* Short problem
Say how many lines contain "this"; the answer is the number alone.
====== Extracted information
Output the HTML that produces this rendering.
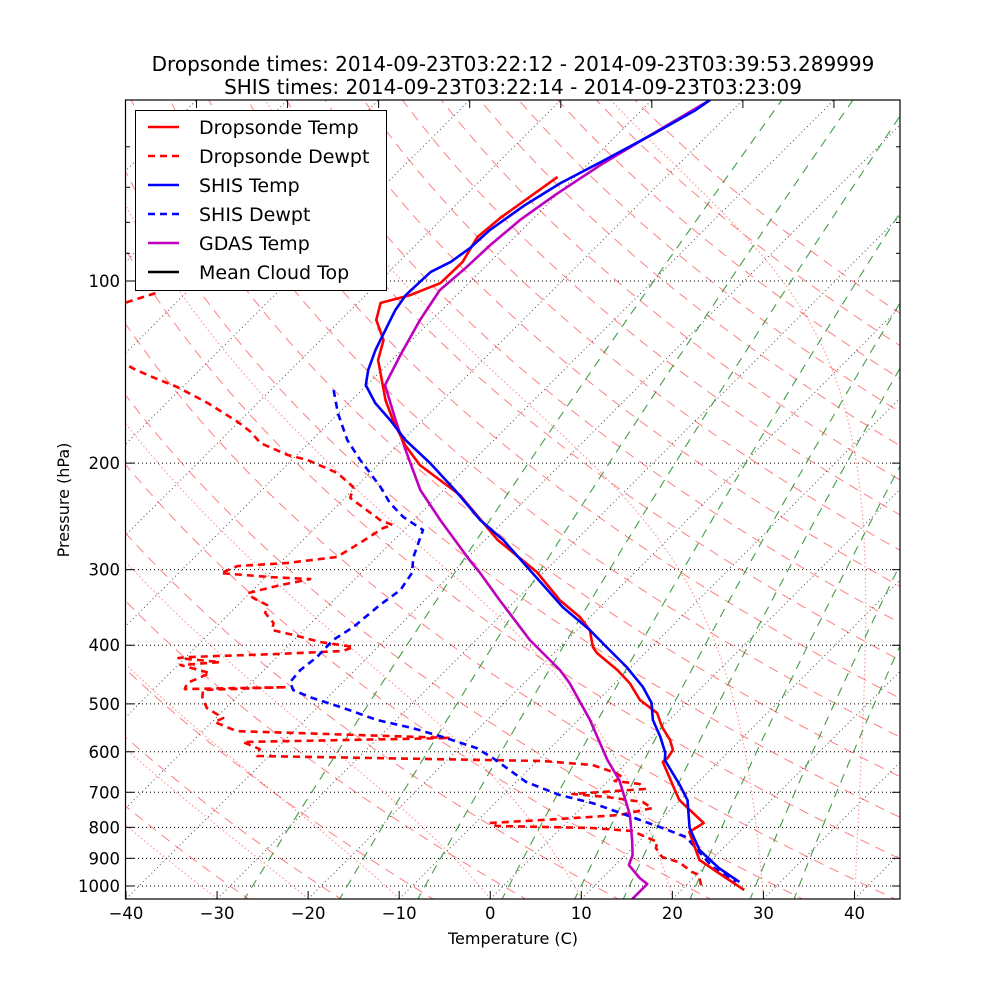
<!DOCTYPE html>
<html><head><meta charset="utf-8"><style>
html,body{margin:0;padding:0;background:#fff;}
svg{display:block;font-family:"DejaVu Sans","Liberation Sans",sans-serif;}
</style></head><body>
<svg id="chart" width="1000" height="1000" viewBox="0 0 1000 1000" xmlns="http://www.w3.org/2000/svg">
<rect x="0" y="0" width="1000" height="1000" fill="#fff"/>
<defs><clipPath id="clip"><rect x="126" y="100" width="774" height="799"/></clipPath></defs>
<g id="bg" clip-path="url(#clip)"></g>
<g id="series" clip-path="url(#clip)"></g>
<g id="axes"></g>
<text x="513" y="71" font-size="20" text-anchor="middle">Dropsonde times: 2014-09-23T03:22:12 - 2014-09-23T03:39:53.289999</text>
<text x="513" y="94" font-size="20" text-anchor="middle">SHIS times: 2014-09-23T03:22:14 - 2014-09-23T03:23:09</text>
<text x="513" y="944" font-size="16" text-anchor="middle">Temperature (C)</text>
<text transform="translate(69,500) rotate(-90)" font-size="16" text-anchor="middle">Pressure (hPa)</text>
<g id="legend">
<rect x="135.5" y="110.5" width="251" height="180" fill="#fff" stroke="#000" stroke-width="1"/>
</g>
</svg>
<script>
// ---- data (temperature °C, pressure hPa) ----
const dropTempT = [-71.9,-73.7,-74.1,-73.0,-73.1,-75.1,-77.5,-76.1,-73.1,-71.5,-66.3,-63.3,-59.2,-55.4,-47.7,-38.6,-30.8,-25.2,-21.1,-18.6,-16.4,-15.3,-11.2,-8.4,-5.4,-2.1,0.0,2.3,3.7,4.0,3.9,9.9,15.1,14.5,18.7,23.6,26.9];
const dropTempP = [67.3,78.7,84.6,93.0,100.8,105.5,108.7,116.0,125.2,135.1,157.3,169.7,186.7,201.4,225.8,268.0,302.7,336.8,359.3,377.5,402.7,412.0,439.5,461.9,492.8,517.6,546.2,573.8,596.0,614.4,623.7,721.0,786.8,814.1,905.8,970.0,1015.3];
const dropDewT = [-103.3,-105.4,-106.9,-97.6,-95.2,-90.6,-85.5,-80.1,-77.6,-75.3,-71.0,-68.3,-63.6,-60.3,-59.4,-53.7,-51.8,-52.5,-53.4,-54.4,-59.2,-64.3,-65.4,-59.5,-54.9,-57.5,-60.2,-59.1,-56.8,-56.1,-54.1,-53.5,-50.6,-46.9,-42.7,-43.4,-50.3,-59.9,-60.7,-55.7,-59.7,-55.6,-57.0,-56.6,-45.6,-54.5,-53.8,-52.1,-49.2,-49.7,-46.3,-22.1,-44.4,-41.8,-41.3,-9.4,-3.5,0.0,1.1,0.7,3.8,4.9,-2.5,1.6,6.1,7.8,5.0,-1.2,-8.4,-7.3,3.4,8.1,10.3,12.1,12.6,14.3,16.7,19.2,20.3,22.0];
const dropDewP = [104.7,108.3,122.8,139.3,143.0,149.7,159.1,171.0,177.6,185.3,193.9,197.6,207.6,219.0,228.4,248.4,253.1,256.0,271.1,285.9,292.5,295.9,303.9,308.6,311.0,318.2,328.0,334.2,343.2,353.9,367.6,377.5,384.7,395.1,402.7,408.9,413.6,418.4,420.0,426.5,431.4,444.6,461.9,472.6,469.0,474.3,487.2,507.9,527.7,535.8,554.5,569.4,578.1,593.8,609.8,621.5,631.0,650.6,660.6,670.7,678.4,691.4,704.7,712.8,726.5,743.3,763.3,774.9,786.8,795.8,802.0,811.1,829.9,845.9,865.6,896.0,913.3,948.2,959.2,1007.6];
const shisTempT = [-63.6,-64.1,-66.0,-68.8,-70.9,-72.4,-73.5,-73.7,-74.3,-75.4,-75.6,-75.1,-74.0,-72.9,-71.5,-70.1,-67.1,-63.6,-59.7,-54.5,-48.8,-42.7,-38.0,-24.1,-18.6,-14.9,-10.5,-6.5,-3.8,-1.8,0.9,3.2,3.9,8.3,10.8,14.1,17.6,21.7,25.5];
const shisTempP = [50.2,52.2,56.9,63.6,68.9,74.9,82.4,88.2,93.0,96.6,105.5,111.7,120.5,130.0,140.3,148.6,159.1,169.7,183.2,199.9,221.5,248.4,268.0,345.9,377.5,402.7,434.5,469.0,498.4,531.6,567.2,602.9,619.0,680.9,721.0,802.0,871.9,933.9,984.9];
const shisDewT = [-73.1,-70.1,-66.1,-62.5,-60.0,-57.3,-54.5,-51.5,-47.9,-46.0,-44.4,-43.8,-44.4,-44.9,-45.7,-45.6,-46.0,-45.8,-44.6,-42.0,-37.1,-32.1,-27.3,-23.0,-18.1,-15.2,-8.9,-3.8,0.7,5.7,10.7,14.7,17.8,20.9,25.1];
const shisDewP = [151.4,165.3,183.2,197.6,207.6,219.0,232.8,245.5,258.0,285.9,303.9,324.2,343.2,373.2,392.1,418.4,439.5,460.1,474.3,487.2,507.9,531.6,548.2,567.2,591.5,614.4,673.2,707.4,729.3,763.3,799.0,829.9,878.6,930.1,984.9];
const gdasTempT = [-63.6,-66.3,-68.5,-70.2,-71.3,-71.8,-72.0,-72.4,-71.3,-69.6,-68.0,-63.0,-58.6,-52.6,-47.1,-39.5,-36.9,-31.8,-24.1,-17.5,-15.0,-8.7,-2.4,1.1,6.1,9.1,10.8,11.5,14.1,15.6,15.6];
const gdasTempP = [50.2,57.4,64.3,72.1,79.3,87.2,95.2,103.5,116.0,132.5,148.6,169.7,190.3,221.5,248.4,289.2,303.9,336.8,392.1,439.5,461.9,531.6,619.0,668.0,763.0,839.5,888.8,923.3,970.0,992.4,1054.7];
const xTicks = [-40,-30,-20,-10,0,10,20,30,40];
const yTicks = [100,200,300,400,500,600,700,800,900,1000];
const yMinor = [60,70,80,90];
const mixRatios = [0.4,1,2,4,7,10,16,24,32];

// ---- scales ----
const X0=126, X1=900, Y0=100, Y1=899, TMIN=-40, TMAX=45;
const PX = (X1-X0)/(TMAX-TMIN);
function yP(p){ return 281 + 605*Math.log10(p/100); }
function xU(t){ return X0 + (t-TMIN)*PX; }
function xTP(t,p){ return xU(t) + (Y1 - yP(p)); }
const NS='http://www.w3.org/2000/svg';
function mk(tag, parent){ const e=document.createElementNS(NS,tag); parent.appendChild(e); return e; }
function pathD(ts, ps){ let d=''; for(let i=0;i<ts.length;i++){ d += (i?'L':'M') + xTP(ts[i],ps[i]).toFixed(1)+','+yP(ps[i]).toFixed(1); } return d; }
const bg=document.getElementById('bg'), ser=document.getElementById('series'), ax=document.getElementById('axes'), lg=document.getElementById('legend');

const levels=[]; for(let p=1060;p>=45;p-=5) levels.push(p);

yTicks.forEach(p=>{
  const l=mk('line',bg);
  
  
  l.setAttribute('x1',X0); l.setAttribute('x2',X1); l.setAttribute('y1',yP(p)); l.setAttribute('y2',yP(p));
  l.setAttribute('stroke','#000'); l.setAttribute('stroke-width','1'); l.setAttribute('stroke-dasharray','1,3');
});
for(let t=-200;t<=50;t+=10){
  const l=mk('line',bg);
  
  
  l.setAttribute('x1',xU(t)); l.setAttribute('y1',Y1); l.setAttribute('x2',xU(t)+(Y1-Y0)); l.setAttribute('y2',Y0);
  l.setAttribute('stroke','#000'); l.setAttribute('stroke-width','1'); l.setAttribute('stroke-dasharray','1,3'); l.setAttribute('opacity','0.7');
}
for(let th=-30;th<=200;th+=10){
  const ts=levels.map(p=>(th+273.15)*Math.pow(p/1000,0.2857)-273.15);
  const e=mk('path',bg);
  
  
  e.setAttribute('d',pathD(ts,levels)); e.setAttribute('fill','none'); e.setAttribute('stroke','#ff0000'); e.setAttribute('opacity','0.5'); e.setAttribute('stroke-width','1'); e.setAttribute('stroke-dasharray','10,7');
}
function dTdp(T,p){ const Tc=T-273.15; const es=6.112*Math.exp(17.67*Tc/(Tc+243.5)); const rs=0.622*es/(p-es);
  return (287.04*T + 2.501e6*rs)/(p*(1005.7 + 2.501e6*2.501e6*rs*0.622/(287.04*T*T))); }
for(let t0=-30;t0<=40;t0+=10){
  const ps=[1050], ts=[t0]; let T=t0+273.15;
  for(let p=1050;p>50;p-=2){ const k1=dTdp(T,p); const k2=dTdp(T-k1*1,p-1); T-=k2*2; ps.push(p-2); ts.push(T-273.15); }
  const e=mk('path',bg);
  
  
  e.setAttribute('d',pathD(ts,ps)); e.setAttribute('fill','none'); e.setAttribute('stroke','#ff0000'); e.setAttribute('opacity','0.4'); e.setAttribute('stroke-width','1.2'); e.setAttribute('stroke-dasharray','1.5,2.5');
}
mixRatios.forEach(w=>{
  const ts=levels.map(p=>{ const e=w*p/(622+w); const L=Math.log(e/6.112); return 243.5*L/(17.67-L); });
  const e=mk('path',bg);
  
  
  e.setAttribute('d',pathD(ts,levels)); e.setAttribute('fill','none'); e.setAttribute('stroke','#228b22'); e.setAttribute('opacity','0.85'); e.setAttribute('stroke-width','1.1'); e.setAttribute('stroke-dasharray','9,7');
});

function series(ts,ps,color,dash,name){
  const e=mk('path',ser);
  
  
  e.setAttribute('d',pathD(ts,ps)); e.setAttribute('fill','none'); e.setAttribute('stroke',color); e.setAttribute('stroke-width','2.6'); e.setAttribute('stroke-linejoin','round');
  if(dash) e.setAttribute('stroke-dasharray','7,5');
}
series(dropDewT,dropDewP,'#ff0000',true,'dropsonde-dewpoint-line');
series(shisDewT,shisDewP,'#0000ff',true,'shis-dewpoint-line');
series(gdasTempT,gdasTempP,'#bf00bf',false,'gdas-temp-line');
series(dropTempT,dropTempP,'#ff0000',false,'dropsonde-temp-line');
series(shisTempT,shisTempP,'#0000ff',false,'shis-temp-line');

const fr=mk('rect',ax);


fr.setAttribute('x',X0-0.5); fr.setAttribute('y',Y0); fr.setAttribute('width',X1-X0+0.5); fr.setAttribute('height',Y1-Y0); fr.setAttribute('fill','none'); fr.setAttribute('stroke','#000'); fr.setAttribute('stroke-width','1.2');
function tick(x1,y1,x2,y2,name){ const l=mk('line',ax);
  
  
  l.setAttribute('x1',x1); l.setAttribute('y1',y1); l.setAttribute('x2',x2); l.setAttribute('y2',y2); l.setAttribute('stroke','#000'); l.setAttribute('stroke-width','1'); }
xTicks.forEach(t=>{
  const x=xU(t);
  tick(x,Y1,x,Y1-8,'x-tick');
  const tx=mk('text',ax);
  
  
  tx.setAttribute('x',x); tx.setAttribute('y',919); tx.setAttribute('font-size','16.5'); tx.setAttribute('text-anchor','middle');
  tx.textContent=(t<0?'\u2212'+(-t):String(t));
});
for(let t=-200;t<=50;t+=10){ const x=xU(t)+(Y1-Y0); if(x>=X0&&x<=X1) tick(x,Y0,x,Y0+8,'x-top-tick'); }
yTicks.forEach(p=>{
  const y=yP(p);
  tick(X0,y,X0+8,y,'y-tick'); tick(X1,y,X1-8,y,'y-tick-right');
  const tx=mk('text',ax);
  
  
  tx.setAttribute('x',120); tx.setAttribute('y',y+6); tx.setAttribute('font-size','16.5'); tx.setAttribute('text-anchor','end');
  tx.textContent=String(p);
});
yMinor.forEach(p=>{ const y=yP(p); tick(X0,y,X0+4,y,'y-minor-tick'); tick(X1,y,X1-4,y,'y-minor-tick-right'); });

const legItems=[['Dropsonde Temp','#ff0000',false],['Dropsonde Dewpt','#ff0000',true],['SHIS Temp','#0000ff',false],['SHIS Dewpt','#0000ff',true],['GDAS Temp','#bf00bf',false],['Mean Cloud Top','#000000',false]];
legItems.forEach((it,i)=>{
  const y=127+i*29;
  const g=mk('g',lg);
  
  
  const l=mk('line',g);
  
  
  l.setAttribute('x1',148); l.setAttribute('x2',179); l.setAttribute('y1',y); l.setAttribute('y2',y); l.setAttribute('stroke',it[1]); l.setAttribute('stroke-width','2.6');
  if(it[2]) l.setAttribute('stroke-dasharray','7,5');
  const tx=mk('text',g);
  
  
  tx.setAttribute('x',199); tx.setAttribute('y',y+7); tx.setAttribute('font-size','19');
  tx.textContent=it[0];
});
</script>
</body></html>
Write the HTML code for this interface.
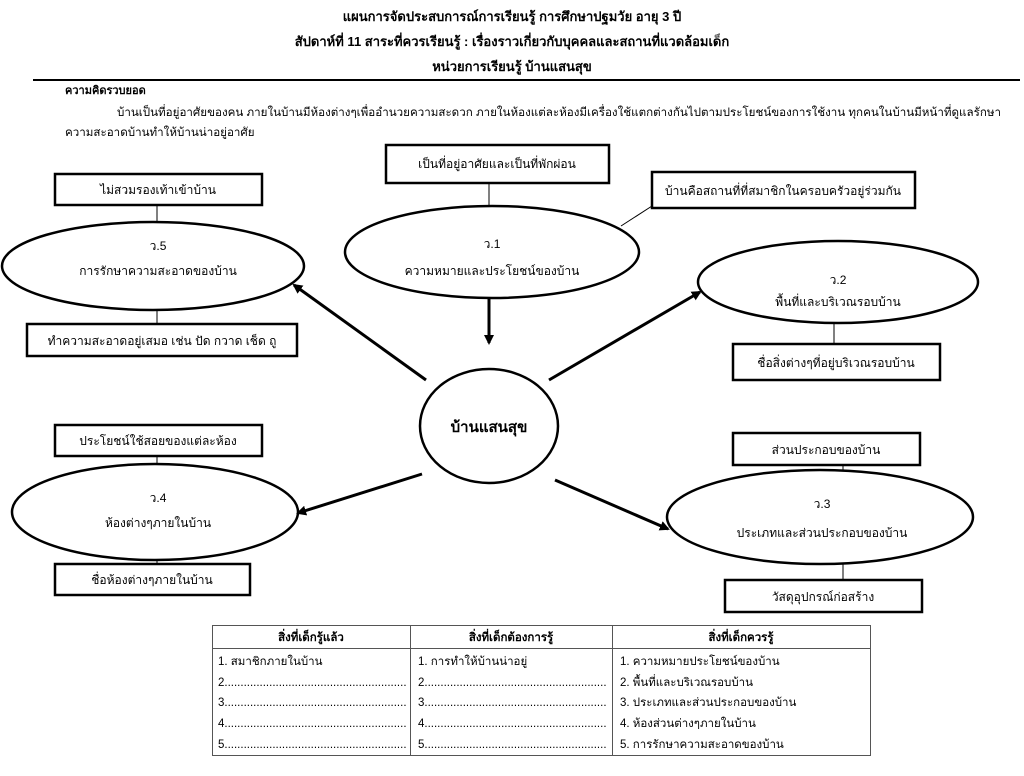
<!DOCTYPE html>
<html><head><meta charset="utf-8"><style>
html,body{margin:0;padding:0;background:#fff;}
svg{display:block;font-family:"Liberation Sans","DejaVu Sans",sans-serif;}
</style></head><body>
<svg width="1024" height="776" viewBox="0 0 1024 776" xmlns="http://www.w3.org/2000/svg">
<defs><marker id="ah" markerWidth="10" markerHeight="10" refX="8" refY="5" orient="auto" markerUnits="userSpaceOnUse"><path d="M0,0 L10,5 L0,10 z" fill="#000"/></marker></defs>
<g font-weight="bold" font-size="13" text-anchor="middle" fill="#000">
<text x="512" y="21">แผนการจัดประสบการณ์การเรียนรู้ การศึกษาปฐมวัย อายุ 3 ปี</text>
<text x="512" y="46">สัปดาห์ที่ 11 สาระที่ควรเรียนรู้ : เรื่องราวเกี่ยวกับบุคคลและสถานที่แวดล้อมเด็ก</text>
<text x="512" y="71">หน่วยการเรียนรู้ บ้านแสนสุข</text>
</g>
<line x1="33" y1="80" x2="1020" y2="80" stroke="#000" stroke-width="2"/>
<text x="65" y="94" font-size="11" font-weight="bold">ความคิดรวบยอด</text>
<text x="117" y="116" font-size="11.6">บ้านเป็นที่อยู่อาศัยของคน ภายในบ้านมีห้องต่างๆเพื่ออำนวยความสะดวก ภายในห้องแต่ละห้องมีเครื่องใช้แตกต่างกันไปตามประโยชน์ของการใช้งาน ทุกคนในบ้านมีหน้าที่ดูแลรักษา</text>
<text x="65" y="136" font-size="11.6">ความสะอาดบ้านทำให้บ้านน่าอยู่อาศัย</text>

<g fill="#fff" stroke="#000" stroke-width="2.5">
<rect x="55" y="174" width="207" height="31"/>
<rect x="27" y="324" width="270" height="32"/>
<rect x="386" y="145" width="223" height="38"/>
<rect x="652" y="172" width="263" height="36"/>
<rect x="733" y="344" width="207" height="36"/>
<rect x="55" y="425" width="207" height="31"/>
<rect x="55" y="564" width="195" height="31"/>
<rect x="733" y="433" width="187" height="32"/>
<rect x="725" y="580" width="197" height="32"/>
<ellipse cx="153" cy="266" rx="151" ry="44"/>
<ellipse cx="492" cy="252" rx="147" ry="46"/>
<ellipse cx="838" cy="282" rx="140" ry="41"/>
<ellipse cx="155" cy="512" rx="143" ry="48"/>
<ellipse cx="820" cy="517" rx="153" ry="47"/>
<ellipse cx="489" cy="426" rx="69" ry="57"/>
</g>
<g stroke="#000" stroke-width="1">
<line x1="157" y1="205" x2="157" y2="222"/>
<line x1="157" y1="310" x2="157" y2="324"/>
<line x1="489" y1="183" x2="489" y2="206"/>
<line x1="621" y1="226" x2="652" y2="206"/>
<line x1="834" y1="323" x2="834" y2="344"/>
<line x1="157" y1="456" x2="157" y2="464"/>
<line x1="157" y1="560" x2="157" y2="564"/>
<line x1="843" y1="465" x2="843" y2="470"/>
<line x1="843" y1="564" x2="843" y2="580"/>
</g>
<g stroke="#000" stroke-width="3" marker-end="url(#ah)">
<line x1="489" y1="298" x2="489" y2="343"/>
<line x1="426" y1="380" x2="294" y2="285"/>
<line x1="549" y1="380" x2="700" y2="292"/>
<line x1="422" y1="474" x2="298" y2="513"/>
<line x1="555" y1="480" x2="668" y2="529"/>
</g>
<g font-size="12" text-anchor="middle" fill="#000">
<text x="158" y="194">ไม่สวมรองเท้าเข้าบ้าน</text>
<text x="158" y="250">ว.5</text>
<text x="158" y="275">การรักษาความสะอาดของบ้าน</text>
<text x="162" y="345">ทำความสะอาดอยู่เสมอ เช่น ปัด กวาด เช็ด ถู</text>
<text x="497" y="168">เป็นที่อยู่อาศัยและเป็นที่พักผ่อน</text>
<text x="492" y="248">ว.1</text>
<text x="492" y="275">ความหมายและประโยชน์ของบ้าน</text>
<text x="783" y="195">บ้านคือสถานที่ที่สมาชิกในครอบครัวอยู่ร่วมกัน</text>
<text x="838" y="284">ว.2</text>
<text x="838" y="306">พื้นที่และบริเวณรอบบ้าน</text>
<text x="836" y="367">ชื่อสิ่งต่างๆที่อยู่บริเวณรอบบ้าน</text>
<text x="489" y="432" font-size="15" font-weight="bold">บ้านแสนสุข</text>
<text x="158" y="445">ประโยชน์ใช้สอยของแต่ละห้อง</text>
<text x="158" y="502">ว.4</text>
<text x="158" y="527">ห้องต่างๆภายในบ้าน</text>
<text x="152" y="584">ชื่อห้องต่างๆภายในบ้าน</text>
<text x="826" y="454">ส่วนประกอบของบ้าน</text>
<text x="822" y="508">ว.3</text>
<text x="822" y="537">ประเภทและส่วนประกอบของบ้าน</text>
<text x="823" y="601">วัสดุอุปกรณ์ก่อสร้าง</text>
</g>
<g stroke="#555" stroke-width="1" fill="none">
<rect x="212.5" y="625.5" width="658" height="130"/>
<line x1="212" y1="648.5" x2="871" y2="648.5"/>
<line x1="410.5" y1="625" x2="410.5" y2="756"/>
<line x1="612.5" y1="625" x2="612.5" y2="756"/>
</g>
<g font-size="11.5" font-weight="bold" text-anchor="middle">
<text x="311" y="641">สิ่งที่เด็กรู้แล้ว</text>
<text x="511" y="641">สิ่งที่เด็กต้องการรู้</text>
<text x="741" y="641">สิ่งที่เด็กควรรู้</text>
</g>
<g font-size="11.5">
<text x="218" y="665">1. สมาชิกภายในบ้าน</text>
<text x="218" y="686">2.........................................................</text>
<text x="218" y="706">3.........................................................</text>
<text x="218" y="727">4.........................................................</text>
<text x="218" y="748">5.........................................................</text>
<text x="418" y="665">1. การทำให้บ้านน่าอยู่</text>
<text x="418" y="686">2.........................................................</text>
<text x="418" y="706">3.........................................................</text>
<text x="418" y="727">4.........................................................</text>
<text x="418" y="748">5.........................................................</text>
<text x="620" y="665">1. ความหมายประโยชน์ของบ้าน</text>
<text x="620" y="686">2. พื้นที่และบริเวณรอบบ้าน</text>
<text x="620" y="706">3. ประเภทและส่วนประกอบของบ้าน</text>
<text x="620" y="727">4. ห้องส่วนต่างๆภายในบ้าน</text>
<text x="620" y="748">5. การรักษาความสะอาดของบ้าน</text>
</g>
</svg>
</body></html>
============
* Right answer
2